Selbstverständlich gibt es zahlreiche Ausstattungsoptionen inkl. Shimano-Gruppen und auch die Carbon-Laufräder von Fulcrum sind keine Pflichtveranstaltung. Dazu später aber mehr.
Campas 4-Arm-Kurbel ist ein Zugeständnis an den Mehrwert für den Endverbraucher. Ganz nebenbei spart sich Campagnolo dabei aber auch jede Menge Material auf Lager, denn mit der neuen Kurbelgeneration ist es erstmals möglich sowohl Standard- (53/39) als auch Kompaktblätter (50/34) an der gleichen Kurbel zu montieren. Der unterschiedliche Lochkreisdurchmesser machte dies bisher unmöglich. Dass das Design der Kurbel dabei massiv gelitten hat, steht auf einem anderen Blatt. Zu viel homogene Fläche und Einfallslosigkeit bei der Oberflächengestaltung enttäuschen an der ersten Generation von Campagnolos neuer Kurbelserie. Wir warten auf Abhilfe in den nächsten Jahren.

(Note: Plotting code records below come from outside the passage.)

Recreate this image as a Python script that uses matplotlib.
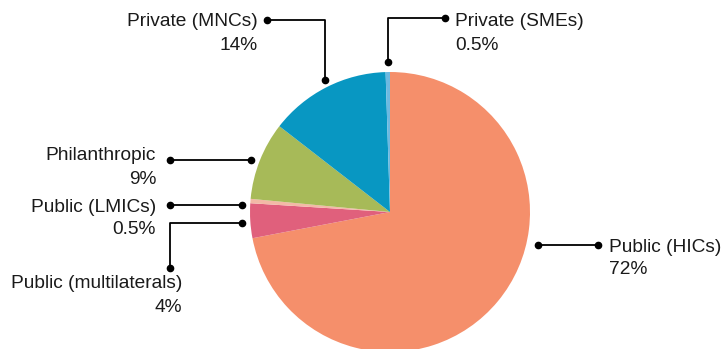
import matplotlib.pyplot as plt

plt.rcParams["font.family"] = ["Liberation Sans", "DejaVu Sans"]

# Funding shares by source
labels = ["Public (HICs)", "Public (multilaterals)", "Public (LMICs)",
          "Philanthropic", "Private (MNCs)", "Private (SMEs)"]
shares = [72, 4, 0.5, 9, 14, 0.5]
share_text = ["72%", "4%", "0.5%", "9%", "14%", "0.5%"]
colors = ["#F58F6B", "#E0607C", "#F3B9A6", "#A7BA58", "#0897C2", "#6CB9E1"]

W, H = 723, 349

fig = plt.figure(figsize=(W / 100, H / 100), dpi=100)
ax = fig.add_axes([0, 0, 1, 1])

ax.pie(shares, colors=colors, startangle=90, counterclock=False,
       center=(390, H - 212), radius=140,
       wedgeprops=dict(linewidth=0))

# pie() resets the limits, so fix the pixel frame afterwards
ax.set_xlim(0, W)
ax.set_ylim(0, H)
ax.set_aspect("equal")
ax.axis("off")


def y(v):
    return H - v


# leader line paths (pixel coords, top-left origin) and label placement
leaders = {
    "Public (HICs)": ([(538, 245), (598, 245)], (609, 247), "left"),
    "Public (multilaterals)": ([(242, 223), (170, 223), (170, 268)], (182, 284), "right"),
    "Public (LMICs)": ([(242, 205), (170, 205)], (156, 207), "right"),
    "Philanthropic": ([(251, 160), (170, 160)], (156, 156), "right"),
    "Private (MNCs)": ([(325, 80), (325, 20), (267, 20)], (258, 22), "right"),
    "Private (SMEs)": ([(388, 62), (388, 18), (445, 18)], (455, 22), "left"),
}

for lab, txt in zip(labels, share_text):
    pts, (tx, ty), ha = leaders[lab]
    xs = [p[0] for p in pts]
    ys = [y(p[1]) for p in pts]
    ax.plot(xs, ys, color="black", lw=1.3, solid_capstyle="butt")
    ax.plot([xs[0], xs[-1]], [ys[0], ys[-1]], "o", color="black", ms=4.5)
    ax.text(tx, y(ty), lab, ha=ha, va="center", fontsize=13.8, color="#1a1a1a")
    ax.text(tx, y(ty + 23), txt, ha=ha, va="center", fontsize=13.8, color="#1a1a1a")

fig.savefig("out.png", dpi=100)
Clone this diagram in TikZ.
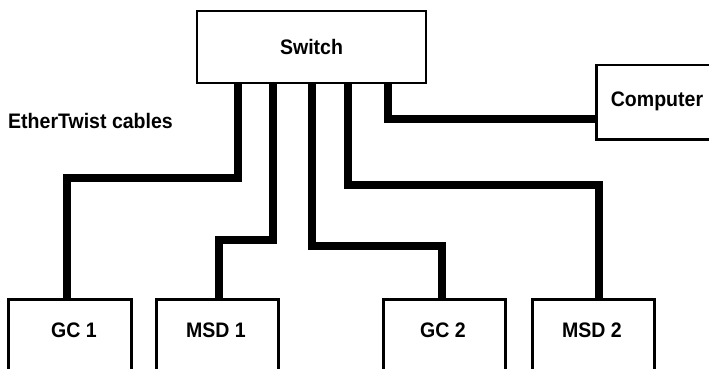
\documentclass[tikz,border=0pt]{standalone}
\usepackage{fontspec}
\setmainfont{Liberation Sans}[FakeStretch=0.93]
\begin{document}
\begin{tikzpicture}[x=1pt,y=-1pt,
  box/.style={draw,line width=2.5pt,rectangle,inner sep=0pt,font=\fontsize{21}{24}\selectfont\bfseries},
  cable/.style={line width=8pt,line join=miter},
  lbl/.style={font=\fontsize{21}{24}\selectfont\bfseries,inner sep=0pt}]
\useasboundingbox (0,0) rectangle (709,369);
\clip (0,0) rectangle (709,369);
\node[box,minimum width=229pt,minimum height=72pt] (sw) at (311.5,47) {Switch};
\node[box,minimum width=124pt,minimum height=74pt,anchor=north west] (cmp) at (595,64) {};
\node[lbl] (cmptxt) at (657,101) {Computer};
\node[box,minimum width=123pt,minimum height=100pt,anchor=north west] (gc1) at (7,298) {};
\node[box,minimum width=122pt,minimum height=100pt,anchor=north west] (msd1) at (155,298) {};
\node[box,minimum width=122pt,minimum height=100pt,anchor=north west] (gc2) at (382,298) {};
\node[box,minimum width=122pt,minimum height=100pt,anchor=north west] (msd2) at (531,298) {};
\node[lbl] (gc1txt) at (74,330) {GC 1};
\node[lbl] (msd1txt) at (216,330) {MSD 1};
\node[lbl] (gc2txt) at (443,330) {GC 2};
\node[lbl] (msd2txt) at (592,330) {MSD 2};
\node[lbl,anchor=west] (eth) at (8,121) {EtherTwist cables};
\coordinate (c1) at (237.5,178);
\coordinate (c2) at (272.5,240);
\coordinate (c3) at (311.5,246);
\coordinate (c4) at (348,185);
\coordinate (c5) at (388,119);
\draw[cable] (c1 |- sw.south) -- (c1) -| ([xshift=-2.5pt]gc1.north);
\draw[cable] (c2 |- sw.south) -- (c2) -| ([xshift=2pt]msd1.north);
\draw[cable] (c3 |- sw.south) -- (c3) -| ([xshift=-2pt]gc2.north);
\draw[cable] (c4 |- sw.south) -- (c4) -| ([xshift=6pt]msd2.north);
\draw[cable] (c5 |- sw.south) -- (c5) -- (c5 -| cmp.west);
\end{tikzpicture}
\end{document}
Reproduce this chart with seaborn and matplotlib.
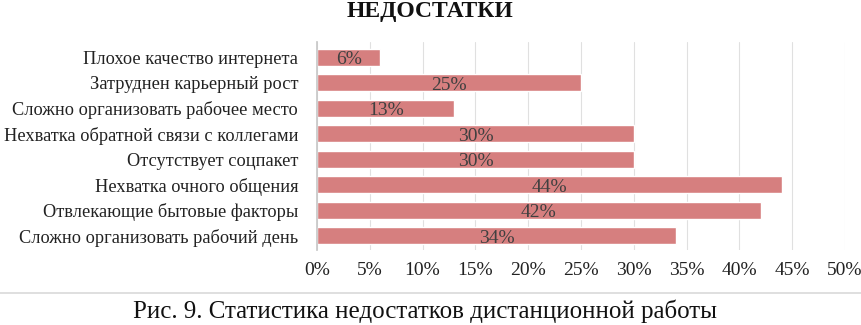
import pandas as pd
import seaborn as sns
import matplotlib.pyplot as plt
from matplotlib.lines import Line2D

categories = [
    "Плохое качество интернета",
    "Затруднен карьерный рост",
    "Сложно организовать рабочее место",
    "Нехватка обратной связи с коллегами",
    "Отсутствует соцпакет",
    "Нехватка очного общения",
    "Отвлекающие бытовые факторы",
    "Сложно организовать рабочий день",
]
values = [6, 25, 13, 30, 30, 44, 42, 34]
xticks = [0, 5, 10, 15, 20, 25, 30, 35, 40, 45, 50]

df = pd.DataFrame({"cat": categories, "val": values})

sns.set_theme(style="white")
plt.rcParams["font.family"] = ["Liberation Serif", "DejaVu Serif"]

fig = plt.figure(figsize=(8.62, 3.25), dpi=100)
ax = fig.add_axes([0.3677, 0.231, 0.6126, 0.64])

sns.barplot(data=df, x="val", y="cat", orient="h", color="#d67f7f",
            saturation=1, width=0.66, ax=ax)

# percentage labels in the middle of each bar
for i, v in enumerate(values):
    ax.text(v / 2, i + 0.1, f"{v}%", ha="center", va="center",
            fontsize=14, color="#404040")

ax.set_xlim(0, 50)
ax.set_ylim(7.55, -0.6)
ax.set_xticks(xticks)
ax.set_xticklabels([f"{t}%" for t in xticks], fontsize=14, color="#222222")
ax.tick_params(axis="y", labelsize=13.2, labelcolor="#222222", length=0, pad=13.5)
ax.tick_params(axis="x", length=0, pad=9)
ax.set_xlabel("")
ax.set_ylabel("")
ax.grid(axis="x", color="#e0e0e0", linewidth=0.8)
ax.set_axisbelow(True)
sns.despine(ax=ax, top=True, right=True, bottom=True)
ax.spines["left"].set_color("#c8c8c8")

fig.text(0.499, 0.965, "НЕДОСТАТКИ", ha="center", va="center",
         fontsize=17, fontweight="bold", color="#111111")
fig.add_artist(Line2D([0, 1], [0.1, 0.1], transform=fig.transFigure,
                      color="#d9d9d9", linewidth=1.2))
fig.text(0.493, 0.043, "Рис. 9. Статистика недостатков дистанционной работы",
         ha="center", va="center", fontsize=18, color="#111111")

fig.savefig("out.png", dpi=100)
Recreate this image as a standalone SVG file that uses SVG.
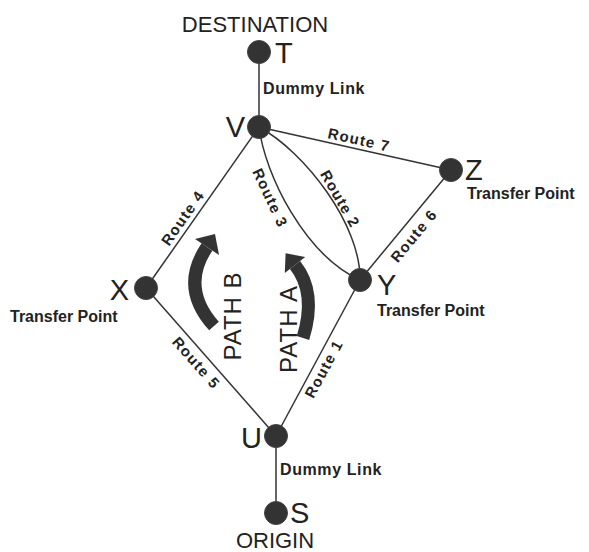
<svg xmlns="http://www.w3.org/2000/svg" width="589" height="552" viewBox="0 0 589 552">
<style>
.edge{fill:none;stroke:#333;stroke-width:1.5}
.node{fill:#333;stroke:#444;stroke-width:1}
.big{font-family:"Liberation Sans",Arial,sans-serif;font-size:29px;fill:#222}
.cap{font-family:"Liberation Sans",Arial,sans-serif;font-size:22px;fill:#222}
.lbl{font-family:"Liberation Sans",Arial,sans-serif;font-size:16px;font-weight:bold;fill:#222}
.rt{font-family:"Liberation Sans",Arial,sans-serif;font-size:15px;font-weight:bold;fill:#222;letter-spacing:1.2px;text-anchor:middle}
.path{font-family:"Liberation Sans",Arial,sans-serif;font-size:24px;fill:#222;text-anchor:middle;letter-spacing:1px}
.arrow{fill:none;stroke:#333;stroke-width:13}
.head{fill:#333}
</style>
<rect width="589" height="552" fill="#fff"/>
<g id="connectors">
<line class="edge" x1="259" y1="52" x2="259" y2="127"/>
<line class="edge" x1="276" y1="436" x2="276" y2="513"/>
<line class="edge" x1="259" y1="127" x2="451" y2="170"/>
<line class="edge" x1="259" y1="127" x2="146" y2="288"/>
<line class="edge" x1="146" y1="288" x2="276" y2="436"/>
<line class="edge" x1="276" y1="436" x2="360" y2="280"/>
<line class="edge" x1="360" y1="280" x2="451" y2="170"/>
<path class="edge" d="M259,127 C265,175 305,255 360,280"/>
<path class="edge" d="M259,127 C305,152 361,225 360,280"/>
</g>
<g id="edge-labels">
<text class="rt" transform="translate(359,140) rotate(12.6)" y="5">Route 7</text>
<text class="rt" transform="translate(183,218) rotate(-55)" y="5">Route 4</text>
<text class="rt" transform="translate(270,198) rotate(65)" y="5">Route 3</text>
<text class="rt" transform="translate(340,199) rotate(60)" y="5">Route 2</text>
<text class="rt" transform="translate(414,236) rotate(-50.4)" y="5">Route 6</text>
<text class="rt" transform="translate(324,369) rotate(-61.7)" y="5">Route 1</text>
<text class="rt" transform="translate(196,363) rotate(48.5)" y="5">Route 5</text>
<text class="lbl" x="263" y="94" letter-spacing="0.6">Dummy Link</text>
<text class="lbl" x="280" y="475" letter-spacing="0.6">Dummy Link</text>
</g>
<g id="path-b">
<path class="arrow" d="M207,247 Q179.5,287.5 214,326"/>
<polygon class="head" points="215,234 219,255 195,239"/>
<text class="path" transform="translate(241,316) rotate(-90)">PATH B</text>
</g>
<g id="path-a">
<path class="arrow" d="M295,265 Q317,292.5 303,338"/>
<polygon class="head" points="285.6,253.3 305.2,256.9 284.8,273.1"/>
<text class="path" transform="translate(297,329) rotate(-90)">PATH A</text>
</g>
<g id="node-T">
<circle class="node" cx="259" cy="52" r="11.5"/>
<text class="big" x="275" y="63">T</text>
<text class="cap" x="255" y="32" text-anchor="middle">DESTINATION</text>
</g>
<g id="node-V">
<circle class="node" cx="259" cy="127" r="11.5"/>
<text class="big" x="245" y="137" text-anchor="end">V</text>
</g>
<g id="node-Z">
<circle class="node" cx="451" cy="170" r="11.5"/>
<text class="big" x="465" y="180">Z</text>
<text class="lbl" x="467" y="199">Transfer Point</text>
</g>
<g id="node-Y">
<circle class="node" cx="360" cy="280" r="11.5"/>
<text class="big" x="377" y="295">Y</text>
<text class="lbl" x="377" y="316">Transfer Point</text>
</g>
<g id="node-X">
<circle class="node" cx="146" cy="288" r="11.5"/>
<text class="big" x="129" y="300" text-anchor="end">X</text>
<text class="lbl" x="10" y="322">Transfer Point</text>
</g>
<g id="node-U">
<circle class="node" cx="276" cy="436" r="11.5"/>
<text class="big" x="262" y="448" text-anchor="end">U</text>
</g>
<g id="node-S">
<circle class="node" cx="276" cy="513" r="11.5"/>
<text class="big" x="290" y="523">S</text>
<text class="cap" x="275" y="548" text-anchor="middle">ORIGIN</text>
</g>
</svg>
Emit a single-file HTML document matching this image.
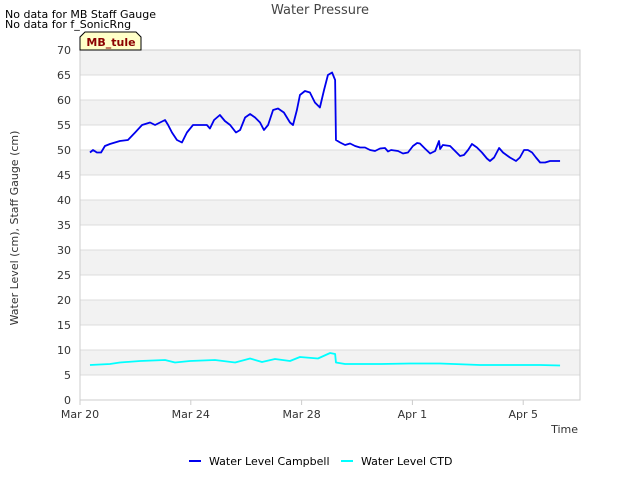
<!DOCTYPE html>
<html><head><meta charset="utf-8"><style>
body{margin:0;background:#fff;font-family:"Liberation Sans","DejaVu Sans",sans-serif}
svg text{font-family:"DejaVu Sans","Liberation Sans",sans-serif}
</style></head><body>
<svg id="c" width="640" height="480" viewBox="0 0 640 480">
<text x="5" y="18" font-size="11" fill="#000">No data for MB Staff Gauge</text>
<text x="5" y="28" font-size="11" fill="#000">No data for f_SonicRng</text>
<text x="320" y="14" font-size="13" fill="#444" text-anchor="middle">Water Pressure</text>
<g id="plot"></g>
<text x="18" y="228" font-size="11" fill="#333" text-anchor="middle" transform="rotate(-90 18 228)">Water Level (cm), Staff Gauge (cm)</text>
<text x="578" y="433" font-size="11" fill="#333" text-anchor="end">Time</text>
<g>
<path d="M80 50 L80 37 L85 32 L136 32 L141 37 L141 50 Z" fill="#ffffc8" stroke="#000" stroke-width="1"/>
<text x="111" y="46" font-size="11" font-weight="bold" fill="#8b0000" text-anchor="middle">MB_tule</text>
</g>
<g>
<line x1="189" y1="461" x2="201" y2="461" stroke="#0000ee" stroke-width="2"/>
<text x="209" y="465" font-size="11" fill="#000">Water Level Campbell</text>
</g>
<g>
<line x1="341" y1="461" x2="353" y2="461" stroke="#00ffff" stroke-width="2"/>
<text x="361" y="465" font-size="11" fill="#000">Water Level CTD</text>
</g>
</svg>
<script>
const campbellDays=[0.36,0.47,0.61,0.76,0.9,1.08,1.44,1.73,1.99,2.24,2.53,2.71,2.89,3.07,3.18,3.32,3.5,3.68,3.86,4.08,4.33,4.58,4.69,4.84,5.05,5.23,5.42,5.63,5.78,5.96,6.14,6.32,6.5,6.64,6.79,6.97,7.15,7.36,7.58,7.69,7.83,7.94,8.12,8.3,8.48,8.66,8.81,8.95,9.1,9.21,9.24,9.39,9.57,9.75,9.93,10.11,10.29,10.47,10.65,10.83,11.01,11.12,11.23,11.48,11.66,11.84,12.02,12.17,12.27,12.45,12.64,12.82,12.96,13.0,13.1,13.36,13.54,13.72,13.86,14.01,14.15,14.33,14.51,14.69,14.8,14.95,15.13,15.27,15.52,15.74,15.88,16.03,16.17,16.32,16.46,16.61,16.79,16.97,17.15,17.33];
const campbellValues=[49.5,50,49.5,49.5,50.8,51.2,51.8,52,53.5,55,55.5,55,55.5,56,55,53.5,52,51.5,53.5,55,55,55,54.3,56,57,55.8,55,53.5,54,56.5,57.2,56.5,55.5,54,55,58,58.3,57.5,55.5,55,58,61,61.8,61.5,59.5,58.5,62,65,65.5,64,52,51.5,51,51.3,50.8,50.5,50.5,50,49.8,50.3,50.4,49.7,50,49.8,49.3,49.5,50.8,51.4,51.3,50.3,49.3,49.8,51.8,50.2,51,50.8,49.8,48.8,49,50,51.2,50.5,49.5,48.3,47.8,48.5,50.4,49.5,48.5,47.8,48.5,50,50,49.5,48.5,47.5,47.5,47.8,47.8,47.8];
const ctdDays=[0.36,1.08,1.44,2.17,3.07,3.43,3.97,4.87,5.6,6.14,6.57,7.04,7.58,7.94,8.59,9.03,9.21,9.24,9.57,10.83,11.91,13.0,14.44,15.16,16.61,17.33];
const ctdValues=[7,7.2,7.5,7.8,8,7.5,7.8,8,7.5,8.3,7.6,8.2,7.8,8.6,8.3,9.4,9.2,7.5,7.2,7.2,7.3,7.3,7,7,7,6.9];
const yTicks=[0,5,10,15,20,25,30,35,40,45,50,55,60,65,70];
const xTickDays=[0,4,8,12,16];
const xTickLabels=["Mar 20","Mar 24","Mar 28","Apr 1","Apr 5"];
const X0=80,X1=580,Y0=400,Y1=50,DMAX=18.05,VMAX=70;
const sx=d=>X0+d*(X1-X0)/DMAX;
const sy=v=>Y0-v*(Y0-Y1)/VMAX;
const NS="http://www.w3.org/2000/svg";
const g=document.getElementById('plot');
function mk(t,a){const e=document.createElementNS(NS,t);for(const k in a)e.setAttribute(k,a[k]);g.appendChild(e);return e;}
for(let v=5;v<70;v+=10){
 const r=mk('rect',{x:X0,y:sy(v+5),width:X1-X0,height:sy(v)-sy(v+5),fill:'#f2f2f2'});
 
 
}
yTicks.forEach(v=>{
 const l=mk('line',{x1:X0,x2:X1,y1:sy(v),y2:sy(v),stroke:'#dcdcdc','stroke-width':1});
 
 
 const t=mk('text',{x:X0-9,y:sy(v)+4,'font-size':11,fill:'#333','text-anchor':'end'});
 t.textContent=v;
 
 
});
const fr=mk('rect',{x:X0,y:Y1,width:X1-X0,height:Y0-Y1,fill:'none',stroke:'#ccc'});


xTickDays.forEach((d,i)=>{
 const tk=mk('line',{x1:sx(d),x2:sx(d),y1:Y0,y2:Y0+5,stroke:'#ccc'});
 
 
 const t=mk('text',{x:sx(d),y:Y0+18,'font-size':11,fill:'#333','text-anchor':'middle'});
 t.textContent=xTickLabels[i];
 
 
});
function line(ds,vs,color,name){
 const p=mk('polyline',{points:ds.map((d,i)=>sx(d)+','+sy(vs[i])).join(' '),fill:'none',stroke:color,'stroke-width':1.8,'stroke-linejoin':'round'});
 
 
}
line(ctdDays,ctdValues,'#00ffff','series-ctd');
line(campbellDays,campbellValues,'#0000ee','series-campbell');
</script>
</body></html>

Für das misslungene Kurbelsterndesign kann Bianchi freilich nichts. Hier achtete man auf eine absolute Spitzengruppe mit Leistungswerten die einer Dura Ace oder Red 22 in keiner Weise nachstehen, diese sogar überflügeln. Die Super Record ist komplett verbaut, das beeinhaltet in dieser Preisklasse natürlich auch die Kassette (11s 11-25 Titan) und Kette. Der Umwerfer ist mit einer Schelle fixiert.